▶ [WHAT YOU NEED TO DO] Retype nothing but the lines from the start of the material up to and including the line with "1.00, 1.10, 1.05]". Pictures don't belong in the copy.

— START OF DATA EXCERPT —

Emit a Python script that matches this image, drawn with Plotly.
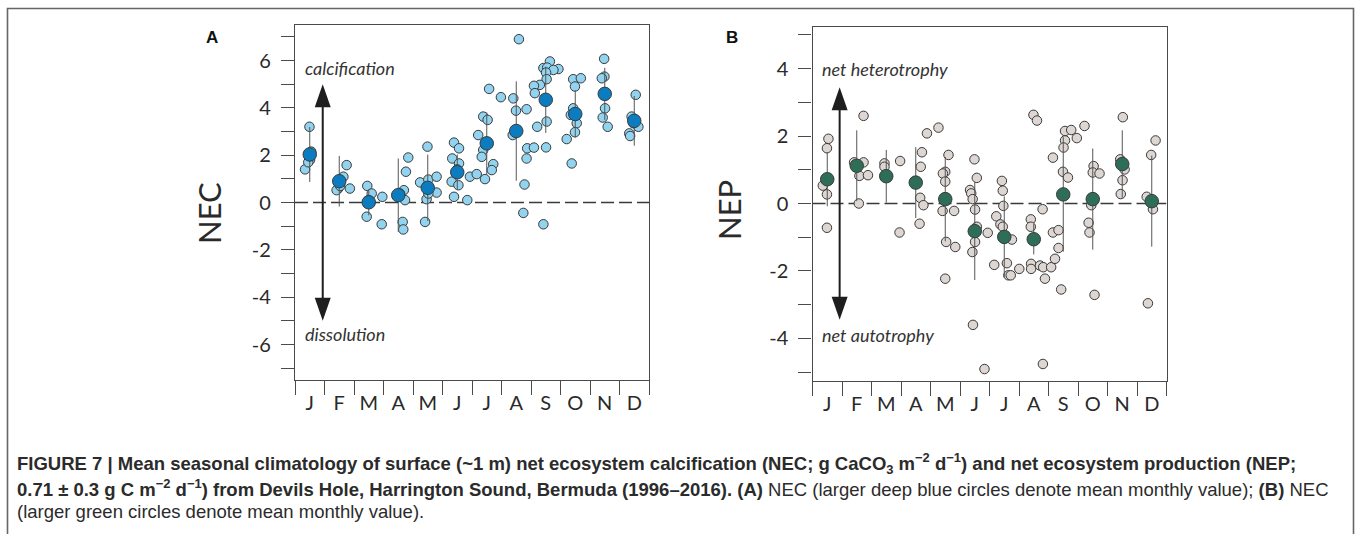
import plotly.graph_objects as go

W, H = 1358, 534

months = ["J", "F", "M", "A", "M", "J", "J", "A", "S", "O", "N", "D"]

# ---------------- Panel A: NEC ----------------
# individual observations: month index, jitter within month, value
nec_month = ([0]*6 + [1]*6 + [2]*6 + [3]*7 + [4]*8 + [5]*10 + [6]*11 + [7]*9 + [8]*15
             + [9]*9 + [10]*6 + [11]*6)
nec_jit = [-0.16, -0.01, 0.01, 0.03, -0.05, 0.05,
           -0.03, 0.14, 0.25, 0.36, -0.09, 0.03,
           -0.05, 0.10, -0.07, 0.44, 0.46, -0.01,
           0.34, 0.26, 0.19, 0.23, 0.15, 0.17, 0.06,
           -0.01, -0.26, 0.02, 0.30, 0.30, -0.04, -0.09, 0.02,
           -0.11, 0.06, -0.17, 0.06, -0.19, 0.04, -0.11, 0.34, 0.0, 0.43,
           0.08, -0.12, 0.03, -0.29, -0.12, -0.17, 0.22, 0.17, -0.06, -0.34, 0.48,
           0.09, -0.10, -0.01, 0.35, -0.12, 0.37, 0.35, 0.28, 0.24,
           0.14, -0.08, 0.05, 0.43, 0.26, 0.01, 0.03, -0.20, -0.40, -0.37, 0.03, -0.29, 0.01, -0.08, -0.40,
           -0.07, 0.19, -0.01, -0.07, -0.15, 0.05, -0.01, -0.29, -0.12,
           -0.02, -0.01, -0.10, 0.01, -0.07, 0.10,
           0.05, -0.09, -0.17, -0.14, 0.14, -0.03]
nec_val = [1.4, 3.2, 1.8, 2.0, 1.7, 2.15,
           0.6, 1.09, 1.58, 0.59, 0.52, 0.7,
           0.7, 0.38, -0.6, -0.92, 0.24, 0.1,
           1.9, 1.3, 0.52, 0.1, -0.82, -1.14, 0.38,
           2.36, 0.85, 0.97, 1.09, 0.42, 0.14, -0.82, 0.38,
           2.53, 2.29, 1.86, 1.65, 0.88, 0.73, 0.24, 0.1, 1.4, 1.09,
           4.8, 3.63, 3.49, 2.85, 2.22, 1.93, 1.62, 1.37, 0.99, 1.2, 4.45,
           6.9, 4.4, 3.88, 3.94, 2.85, 2.29, 1.86, 0.76, -0.44,
           5.96, 5.68, 5.7, 5.64, 5.6, 5.49, 5.21, 4.97, 4.93, 4.62, 3.42, 3.2, 2.33, -0.92, 2.32,
           5.21, 5.25, 4.9, 3.98, 3.7, 3.35, 2.97, 2.68, 1.65,
           6.07, 5.32, 5.25, 3.98, 3.59, 3.2,
           4.55, 3.63, 2.92, 2.81, 3.2, 3.35]
nec_mean = [2.03, 0.90, 0.01, 0.31, 0.62, 1.28, 2.50, 3.02, 4.34, 3.74, 4.59, 3.45]
nec_sd = [1.16, 1.07, 0.55, 1.55, 1.40, 0.75, 1.30, 2.10, 1.40, 1.00, 1.10, 1.05]

# ---------------- Panel B: NEP ----------------
nep_month = ([0]*5 + [1]*6 + [2]*4 + [3]*6 + [4]*10 + [5]*12 + [6]*11 + [7]*12 + [8]*14
             + [9]*8 + [10]*5 + [11]*5)
nep_jit = [0.04, -0.01, -0.15, -0.01, -0.01,
           0.23, -0.09, 0.23, 0.09, 0.38, 0.07,
           -0.06, -0.06, 0.47, 0.45,
           0.38, 0.21, 0.17, 0.15, 0.26, 0.13,
           -0.23, 0.11, 0.0, -0.08, 0.0, -0.09, 0.30, 0.03, 0.34, 0.0,
           -0.01, 0.07, -0.16, -0.12, -0.07, 0.01, 0.07, 0.01, -0.08, 0.44, -0.06, 0.33,
           -0.08, -0.05, -0.03, -0.27, -0.13, -0.05, 0.26, -0.34, 0.09, 0.14, 0.22,
           -0.01, 0.11, 0.30, -0.10, -0.10, -0.09, -0.09, 0.21, 0.32, 0.38, 0.31, -0.49,
           0.06, 0.27, 0.46, 0.06, 0.01, -0.35, -0.01, 0.16, -0.35, -0.16, -0.16, -0.07, -0.41, -0.28,
           -0.28, 0.03, 0.0, 0.23, -0.05, -0.14, -0.11, 0.06,
           0.02, -0.07, 0.08, 0.01, -0.05,
           0.13, -0.02, -0.17, 0.04, -0.13]
nep_val = [1.92, 1.64, 0.53, 0.27, -0.72,
           2.6, 1.22, 1.22, 0.82, 0.84, 0.0,
           1.19, 1.09, 1.26, -0.86,
           2.08, 1.52, 1.09, 0.17, -0.05, -0.6,
           2.25, 1.44, 0.94, 0.89, 0.65, -0.22, -0.22, -1.14, -1.29, -2.23,
           1.31, 0.76, 0.4, 0.3, 0.13, -0.18, -0.69, -1.14, -1.44, -0.87, -3.6, -4.91,
           0.67, 0.38, -0.07, -0.38, -0.62, -0.69, -1.07, -1.82, -1.77, -2.13, -2.13,
           2.63, 2.46, -0.17, -0.47, -0.69, -1.79, -1.94, -1.84, -1.89, -2.23, -4.76, -1.94,
           2.15, 2.18, 1.94, 1.87, 1.66, 1.36, 0.94, 0.77, -0.86, -0.79, -1.32, -2.55, -1.89, -1.64,
           2.3, 1.11, 0.92, 0.89, -0.05, -0.57, -0.86, -2.71,
           2.56, 1.31, 1.01, 0.69, 0.28,
           1.87, 1.44, 0.2, -0.17, -2.96]
nep_mean = [0.72, 1.12, 0.81, 0.62, 0.13, -0.82, -0.99, -1.06, 0.27, 0.13, 1.17, 0.07]
nep_sd = [0.80, 1.05, 0.78, 1.05, 1.25, 1.45, 1.20, 0.45, 1.70, 1.50, 1.00, 1.35]

nec_ticks = [-6, -4, -2, 0, 2, 4, 6]
nec_minor = [-7, -5, -3, -1, 1, 3, 5, 7]
nep_ticks = [-4, -2, 0, 2, 4]
nep_minor = [-5, -3, -1, 1, 3, 5]

# ---------------- styling ----------------
PT_OUT = "#3a3a3a"
BLUE_LIGHT = "#92d3f0"
BLUE_DEEP = "#0b7cc0"
GRAY_LIGHT = "#ddd6d2"
GREEN = "#2e6e58"
AX = "#4a4a4a"
TICKFONT = dict(family="Lato, Open Sans, sans-serif", size=20, color="#2a2a2a")


def px_x(p):
    return p / W


def px_y(p):
    return 1 - p / H


centers = [i + 0.5 for i in range(12)]

fig = go.Figure()

# panel A
fig.add_trace(go.Scatter(
    x=[nec_month[i] + 0.5 + nec_jit[i] for i in range(len(nec_val))], y=nec_val,
    mode="markers", xaxis="x", yaxis="y",
    marker=dict(size=9.5, color=BLUE_LIGHT, line=dict(color=PT_OUT, width=1)),
    showlegend=False, hoverinfo="skip"))
fig.add_trace(go.Scatter(
    x=centers, y=nec_mean, mode="markers", xaxis="x", yaxis="y",
    error_y=dict(type="data", array=nec_sd, color="#555555", thickness=1, width=0),
    marker=dict(size=13.5, color=BLUE_DEEP, line=dict(color=PT_OUT, width=1)),
    showlegend=False, hoverinfo="skip"))

# panel B
fig.add_trace(go.Scatter(
    x=[nep_month[i] + 0.5 + nep_jit[i] for i in range(len(nep_val))], y=nep_val,
    mode="markers", xaxis="x2", yaxis="y2",
    marker=dict(size=9.5, color=GRAY_LIGHT, line=dict(color=PT_OUT, width=1)),
    showlegend=False, hoverinfo="skip"))
fig.add_trace(go.Scatter(
    x=centers, y=nep_mean, mode="markers", xaxis="x2", yaxis="y2",
    error_y=dict(type="data", array=nep_sd, color="#555555", thickness=1, width=0),
    marker=dict(size=13.5, color=GREEN, line=dict(color=PT_OUT, width=1)),
    showlegend=False, hoverinfo="skip"))


def xaxis_cfg(dom):
    return dict(domain=dom, range=[0, 12], showgrid=False, zeroline=False,
                showline=True, linecolor=AX, linewidth=1.3, mirror=True,
                tickmode="array", tickvals=centers, ticktext=months,
                ticks="outside", ticklen=5, tickcolor="rgba(0,0,0,0)",
                tickfont=TICKFONT,
                minor=dict(tickmode="array", tickvals=list(range(13)), ticks="outside",
                           ticklen=14, tickcolor=AX, tickwidth=1, showgrid=False))


def yaxis_cfg(dom, rng, ticks, minor, anchor):
    return dict(domain=dom, range=rng, anchor=anchor, showgrid=False, zeroline=False,
                showline=True, linecolor=AX, linewidth=1.3, mirror=True,
                tickmode="array", tickvals=ticks, ticktext=[str(t) for t in ticks],
                ticks="outside", ticklen=13, tickcolor=AX, tickwidth=1,
                ticklabelstandoff=6, tickfont=TICKFONT,
                minor=dict(tickmode="array", tickvals=minor, ticks="outside",
                           ticklen=13, tickcolor=AX, tickwidth=1, showgrid=False))


fig.update_layout(
    width=W, height=H, margin=dict(l=0, r=0, t=0, b=0),
    paper_bgcolor="white", plot_bgcolor="white",
    xaxis=dict(**xaxis_cfg([px_x(295), px_x(649)]), anchor="y"),
    yaxis=yaxis_cfg([px_y(380), px_y(25)], [-7.5, 7.5], nec_ticks, nec_minor, "x"),
    xaxis2=dict(**xaxis_cfg([px_x(812.5), px_x(1166.5)]), anchor="y2"),
    yaxis2=yaxis_cfg([px_y(380.5), px_y(26.5)], [-5.25, 5.25], nep_ticks, nep_minor, "x2"),
)

shapes = []
# zero dashed lines
for xr, yr in (("x", "y"), ("x2", "y2")):
    shapes.append(dict(type="line", xref=xr, yref=yr, x0=0, x1=12, y0=0, y1=0,
                       line=dict(color="#3a3a3a", width=1.5, dash="13px,5px"), layer="below"))


def double_arrow(xr, yr, x, tip):
    out = [dict(type="line", xref=xr, yref=yr, x0=x, x1=x, y0=-tip * 0.9, y1=tip * 0.9,
                line=dict(color="#1e1e1e", width=2))]
    out.append(dict(type="path", xref=xr, yref=yr, xsizemode="pixel", ysizemode="pixel",
                    xanchor=x, yanchor=tip, path="M0,0 L-8,-23 L8,-23 Z",
                    fillcolor="#1e1e1e", line=dict(width=0)))
    out.append(dict(type="path", xref=xr, yref=yr, xsizemode="pixel", ysizemode="pixel",
                    xanchor=x, yanchor=-tip, path="M0,0 L-8,23 L8,23 Z",
                    fillcolor="#1e1e1e", line=dict(width=0)))
    return out


shapes += double_arrow("x", "y", 0.94, 5.0)
shapes += double_arrow("x2", "y2", 0.92, 3.45)
# outer figure frame
shapes.append(dict(type="rect", xref="paper", yref="paper",
                   x0=px_x(7.5), x1=px_x(1353.5), y0=-0.1, y1=px_y(8.5),
                   line=dict(color="#666666", width=1.6)))
fig.update_layout(shapes=shapes)

ITAL = dict(family="Lato, Open Sans, sans-serif", size=18, color="#333333")
TITLE = dict(family="Lato, Open Sans, sans-serif", size=31, color="#2a2a2a")
LETTER = dict(family="Liberation Sans, Arial, sans-serif", size=17, color="#111")
ann = [
    dict(x=0.26, y=5.68, xref="x", yref="y", text="<i>calcification</i>", showarrow=False,
         xanchor="left", yanchor="middle", font=ITAL),
    dict(x=0.27, y=-5.55, xref="x", yref="y", text="<i>dissolution</i>", showarrow=False,
         xanchor="left", yanchor="middle", font=ITAL),
    dict(x=0.27, y=4.0, xref="x2", yref="y2", text="<i>net heterotrophy</i>", showarrow=False,
         xanchor="left", yanchor="middle", font=ITAL),
    dict(x=0.27, y=-3.89, xref="x2", yref="y2", text="<i>net autotrophy</i>", showarrow=False,
         xanchor="left", yanchor="middle", font=ITAL),
    # axis titles
    dict(x=px_x(209), y=px_y(213), xref="paper", yref="paper", text="NEC", textangle=-90,
         xanchor="center", yanchor="middle", showarrow=False, font=TITLE),
    dict(x=px_x(729), y=px_y(210), xref="paper", yref="paper", text="NEP", textangle=-90,
         xanchor="center", yanchor="middle", showarrow=False, font=TITLE),
    # panel letters
    dict(x=px_x(212), y=px_y(37), xref="paper", yref="paper", text="<b>A</b>",
         xanchor="center", yanchor="middle", showarrow=False, font=LETTER),
    dict(x=px_x(732), y=px_y(37), xref="paper", yref="paper", text="<b>B</b>",
         xanchor="center", yanchor="middle", showarrow=False, font=LETTER),
]

CAP = dict(family="Liberation Sans, Arial, sans-serif", size=18.5, color="#2b2b2b")
cap_lines = [
    "<b>FIGURE 7 | Mean seasonal climatology of surface (~1 m) net ecosystem calcification "
    "(NEC; g CaCO<sub>3</sub> m<sup>\u22122</sup> d<sup>\u22121</sup>) and net ecosystem production (NEP;</b>",
    "<b>0.71 \u00b1 0.3 g C m<sup>\u22122</sup> d<sup>\u22121</sup>) from Devils Hole, Harrington Sound, "
    "Bermuda (1996\u20132016). (A)</b> NEC (larger deep blue circles denote mean monthly value); "
    "<b>(B)</b> NEC",
    "(larger green circles denote mean monthly value).",
]
for txt, yc in zip(cap_lines, (463, 488, 511)):
    ann.append(dict(x=px_x(15), y=px_y(yc), xref="paper", yref="paper", text=txt,
                    showarrow=False, xanchor="left", yanchor="middle", align="left", font=CAP))

fig.update_layout(annotations=ann)

fig.write_html("out.html", config={"displayModeBar": False},
               post_script="document.body.style.margin='0';")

— END OF DATA EXCERPT —

▶ [WRITTEN SOLUTION]
Emit a Python script that matches this image, drawn with Plotly.
import plotly.graph_objects as go

W, H = 1358, 534

months = ["J", "F", "M", "A", "M", "J", "J", "A", "S", "O", "N", "D"]

# ---------------- Panel A: NEC ----------------
# individual observations: month index, jitter within month, value
nec_month = ([0]*6 + [1]*6 + [2]*6 + [3]*7 + [4]*8 + [5]*10 + [6]*11 + [7]*9 + [8]*15
             + [9]*9 + [10]*6 + [11]*6)
nec_jit = [-0.16, -0.01, 0.01, 0.03, -0.05, 0.05,
           -0.03, 0.14, 0.25, 0.36, -0.09, 0.03,
           -0.05, 0.10, -0.07, 0.44, 0.46, -0.01,
           0.34, 0.26, 0.19, 0.23, 0.15, 0.17, 0.06,
           -0.01, -0.26, 0.02, 0.30, 0.30, -0.04, -0.09, 0.02,
           -0.11, 0.06, -0.17, 0.06, -0.19, 0.04, -0.11, 0.34, 0.0, 0.43,
           0.08, -0.12, 0.03, -0.29, -0.12, -0.17, 0.22, 0.17, -0.06, -0.34, 0.48,
           0.09, -0.10, -0.01, 0.35, -0.12, 0.37, 0.35, 0.28, 0.24,
           0.14, -0.08, 0.05, 0.43, 0.26, 0.01, 0.03, -0.20, -0.40, -0.37, 0.03, -0.29, 0.01, -0.08, -0.40,
           -0.07, 0.19, -0.01, -0.07, -0.15, 0.05, -0.01, -0.29, -0.12,
           -0.02, -0.01, -0.10, 0.01, -0.07, 0.10,
           0.05, -0.09, -0.17, -0.14, 0.14, -0.03]
nec_val = [1.4, 3.2, 1.8, 2.0, 1.7, 2.15,
           0.6, 1.09, 1.58, 0.59, 0.52, 0.7,
           0.7, 0.38, -0.6, -0.92, 0.24, 0.1,
           1.9, 1.3, 0.52, 0.1, -0.82, -1.14, 0.38,
           2.36, 0.85, 0.97, 1.09, 0.42, 0.14, -0.82, 0.38,
           2.53, 2.29, 1.86, 1.65, 0.88, 0.73, 0.24, 0.1, 1.4, 1.09,
           4.8, 3.63, 3.49, 2.85, 2.22, 1.93, 1.62, 1.37, 0.99, 1.2, 4.45,
           6.9, 4.4, 3.88, 3.94, 2.85, 2.29, 1.86, 0.76, -0.44,
           5.96, 5.68, 5.7, 5.64, 5.6, 5.49, 5.21, 4.97, 4.93, 4.62, 3.42, 3.2, 2.33, -0.92, 2.32,
           5.21, 5.25, 4.9, 3.98, 3.7, 3.35, 2.97, 2.68, 1.65,
           6.07, 5.32, 5.25, 3.98, 3.59, 3.2,
           4.55, 3.63, 2.92, 2.81, 3.2, 3.35]
nec_mean = [2.03, 0.90, 0.01, 0.31, 0.62, 1.28, 2.50, 3.02, 4.34, 3.74, 4.59, 3.45]
nec_sd = [1.16, 1.07, 0.55, 1.55, 1.40, 0.75, 1.30, 2.10, 1.40, 1.00, 1.10, 1.05]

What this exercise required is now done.